Harakatuna.com. Surakarta — Lembaga Penelitian dan Pengabdian kepada Masyarakat (LP2M) Universitas Islam Negeri (UIN) Raden Mas Said Surakarta menyoroti ancaman meningkatnya radikalisme di ruang digital. Melalui kegiatan Workshop Penguatan Moderasi Beragama pada Era Digital yang digelar di Hotel Lor In Syariah, Surakarta, pada 31 Oktober–1 November 2025, LP2M mengukur pentingnya kolaborasi lintas sektor dan literasi digital untuk menanamkan nilai-nilai toleransi di dunia maya.
Kegiatan selama dua hari tersebut diikuti oleh sekitar 80 peserta yang terdiri dari akademisi, tokoh agama, aparatur pemerintah, serta aktivis organisasi masyarakat dari berbagai daerah di Jawa Tengah. Para peserta berdiskusi dan merumuskan strategi konkret memperkuat moderasi beragam di tengah derasnya arus informasi digital.
Ketua LP2M UIN Surakarta, Prof. Muhammad Latif Fauzi, mengatakan bahwa kegiatan ini menjadi wadah sinergi antara perguruan tinggi, pemerintah, dan masyarakat untuk membangun ruang digital yang damai dan inklusif.
“Workshop ini menjadi ruang sinergi untuk meneguhkan semangat moderasi beragama di era digital. Kita ingin membangun peradaban digital yang damai, di mana nilai-nilai toleransi bisa hidup berdampingan dengan kemajuan teknologi,” ujar Prof. Latif Fauzi.

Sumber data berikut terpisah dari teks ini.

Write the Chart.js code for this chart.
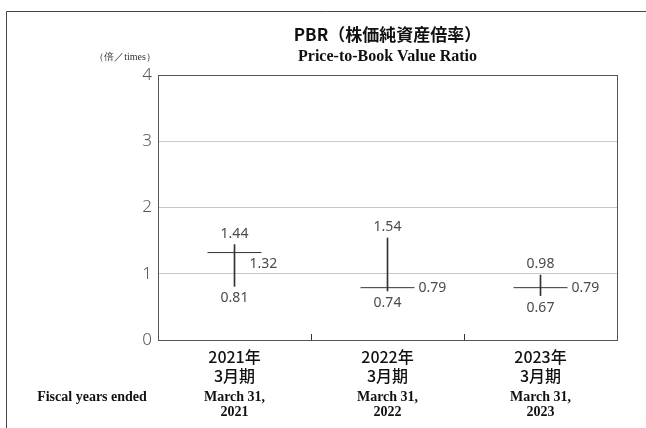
<!DOCTYPE html>
<html>
<head>
<meta charset="utf-8">
<script src="https://cdn.jsdelivr.net/npm/chart.js@4"></script>
<style>
  html, body { margin: 0; padding: 0; background: #fff; }
  #wrap { width: 646px; height: 428px; }
</style>
</head>
<body>
<div id="wrap"><canvas id="pbrChart" width="646" height="428"></canvas></div>
<script>
// PBR data (fiscal years ended March 31)
const yearsJa = ['2021年', '2022年', '2023年'];
const yearsEn = ['2021', '2022', '2023'];
const highs = [1.44, 1.54, 0.98];
const lows = [0.81, 0.74, 0.67];
const closes = [1.32, 0.79, 0.79];
const yTicks = [0, 1, 2, 3, 4];

// where the year-end label sits relative to its mark
const closeLabelSide = ['belowRight', 'right', 'right'];

const ink = '#333';
const jaFont = '"Noto Sans CJK JP", "Noto Sans", sans-serif';
const serif = '"Liberation Serif", "DejaVu Serif", serif';

const decorPlugin = {
  id: 'decor',
  afterDraw(chart) {
    const ctx = chart.ctx;
    const area = chart.chartArea;
    const x = chart.scales.x;
    const y = chart.scales.y;
    ctx.save();

    // outer frame (top and left edges)
    ctx.strokeStyle = '#444';
    ctx.lineWidth = 1;
    ctx.beginPath();
    ctx.moveTo(6.5, 428);
    ctx.lineTo(6.5, 11.5);
    ctx.lineTo(646, 11.5);
    ctx.stroke();

    // plot border
    ctx.strokeStyle = '#555';
    ctx.strokeRect(Math.round(area.left) + 0.5, Math.round(area.top) + 0.5,
      Math.round(area.right - area.left), Math.round(area.bottom - area.top));

    // small inner ticks between categories
    ctx.strokeStyle = ink;
    ctx.beginPath();
    for (let i = 0; i < yearsJa.length - 1; i++) {
      const bx = Math.round((x.getPixelForValue(i) + x.getPixelForValue(i + 1)) / 2) + 0.5;
      ctx.moveTo(bx, area.bottom);
      ctx.lineTo(bx, area.bottom - 6);
    }
    ctx.stroke();

    // titles
    const cx = (area.left + area.right) / 2;
    ctx.fillStyle = '#111';
    ctx.textAlign = 'center';
    ctx.textBaseline = 'middle';
    ctx.font = 'bold 17px ' + jaFont;
    ctx.fillText('PBR（株価純資産倍率）', cx, 35);
    ctx.font = 'bold 16px ' + serif;
    ctx.fillText('Price-to-Book Value Ratio', cx, 57);

    // unit label
    ctx.fillStyle = '#333';
    ctx.font = '10px ' + serif;
    ctx.fillText('（倍／times）', 125, 57);

    // category labels
    ctx.fillStyle = '#111';
    yearsJa.forEach((label, i) => {
      const px = x.getPixelForValue(i);
      ctx.font = '500 16px ' + jaFont;
      ctx.fillText(label, px, 357);
      ctx.fillText('3月期', px, 376);
      ctx.font = 'bold 14px ' + serif;
      ctx.fillText('March 31,', px, 397);
      ctx.fillText(yearsEn[i], px, 412);
    });
    ctx.font = 'bold 14px ' + serif;
    ctx.fillText('Fiscal years ended', 92, 397);

    // value labels
    ctx.fillStyle = '#4a4a4a';
    ctx.font = '14px "Noto Sans", sans-serif';
    highs.forEach((h, i) => {
      const px = x.getPixelForValue(i);
      ctx.textAlign = 'center';
      ctx.fillText(h.toFixed(2), px, y.getPixelForValue(h) - 11);
      ctx.fillText(lows[i].toFixed(2), px, y.getPixelForValue(lows[i]) + 12);
      const cy = y.getPixelForValue(closes[i]);
      ctx.textAlign = 'left';
      if (closeLabelSide[i] === 'belowRight') {
        ctx.fillText(closes[i].toFixed(2), px + 15, cy + 11);
      } else {
        ctx.fillText(closes[i].toFixed(2), px + 31, cy);
      }
    });

    ctx.restore();
  }
};

const ctx = document.getElementById('pbrChart').getContext('2d');
new Chart(ctx, {
  type: 'bar',
  data: {
    labels: yearsJa,
    datasets: [
      {
        label: 'High-Low',
        data: lows.map((l, i) => [l, highs[i]]),
        backgroundColor: ink,
        barThickness: 1,
        borderWidth: 0
      },
      {
        type: 'line',
        label: 'Year-end',
        data: closes,
        showLine: false,
        pointStyle: 'line',
        pointRadius: 27,
        pointHoverRadius: 27,
        pointBorderColor: ink,
        pointBorderWidth: 1,
        borderColor: ink
      }
    ]
  },
  options: {
    responsive: false,
    animation: false,
    events: [],
    layout: { padding: { top: 75, right: 29, left: 0, bottom: 0 } },
    plugins: {
      legend: { display: false },
      tooltip: { enabled: false },
      title: { display: false }
    },
    scales: {
      x: {
        grid: { display: false },
        border: { display: false },
        ticks: { display: false },
        afterFit: s => { s.height = 88; }
      },
      y: {
        min: 0,
        max: 4,
        afterBuildTicks: s => { s.ticks = yTicks.map(v => ({ value: v })); },
        ticks: {
          color: '#555',
          font: { family: '"Noto Sans", sans-serif', size: 17, weight: '300' },
          padding: 6
        },
        grid: { color: '#c8c8c8', drawTicks: false },
        border: { display: false },
        afterFit: s => { s.width = 158; }
      }
    }
  },
  plugins: [decorPlugin]
});
</script>
</body>
</html>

Sementara itu, Wakil Rektor I UIN Raden Mas Said Surakarta, Dr. Zainul Abas, menekankan peran penting generasi muda dalam menjaga moderasi dan mencegah penyebaran paham ekstrem di dunia maya.
“Di tengah tantangan global yang semakin kompleks, moderasi beragama menjadi kunci untuk mencegah konflik dan menumbuhkan toleransi,” ucap Dr. Zainul.
“Di sini hadir anak-anak muda dari berbagai kalangan. Masa depan Indonesia dan masa depan moderasi bangsa ini ada di tangan-tangan kalian semua,” menambahkan dalam keterangan kepada Tribunnews.
Para peserta sepakat bahwa menjaga kerukunan dan melawan paham ekstremisme bukan hanya tanggung jawab pemerintah atau lembaga pendidikan, melainkan kewajiban bersama seluruh elemen bangsa.
Radikalisme Dunia Maya Masih Jadi Ancaman Nyata
Isu radikalisme digital menjadi sorotan utama dalam forum ini. Peserta menilai, ruang media sosial kini banyak berisi kebencian, hoaks bernuansa SARA, serta propaganda ekstremisme yang menyasar pengguna muda.
Berdasarkan data Badan Nasional Penanggulangan Terorisme (BNPT), sepanjang Januari hingga Agustus 2025 tercatat sedikitnya 6.402 konten memuat radikalisme dan terorisme yang beredar di dunia maya. Angka tersebut menunjukkan bahwa ideologi kekerasan masih aktif menyebar melalui platform digital.
Prof. Latif menegaskan, fakta tersebut menjadi pengingat bahwa literasi digital dan moderasi beragama perlu terus diperkuat di seluruh lapisan masyarakat. “Ancaman radikalisme di dunia maya bukan hal abstrak. Ia nyata dan bergerak cepat. Maka, kolaborasi dan penguatan literasi menjadi kunci agar masyarakat, terutama generasi muda, tidak mudah terpapar,” tegasnya.
Lokakarya ini ditutup dengan deklarasi komitmen bersama untuk mengedepankan moderasi beragama dan etika bermedia, sebagai langkah nyata melawan narasi kebencian di ruang digital. “Kita berharap semangat toleransi dan kebinekaan dapat terus tumbuh, tidak hanya di dunia nyata tetapi juga di dunia maya,” pungkas Prof. Latif.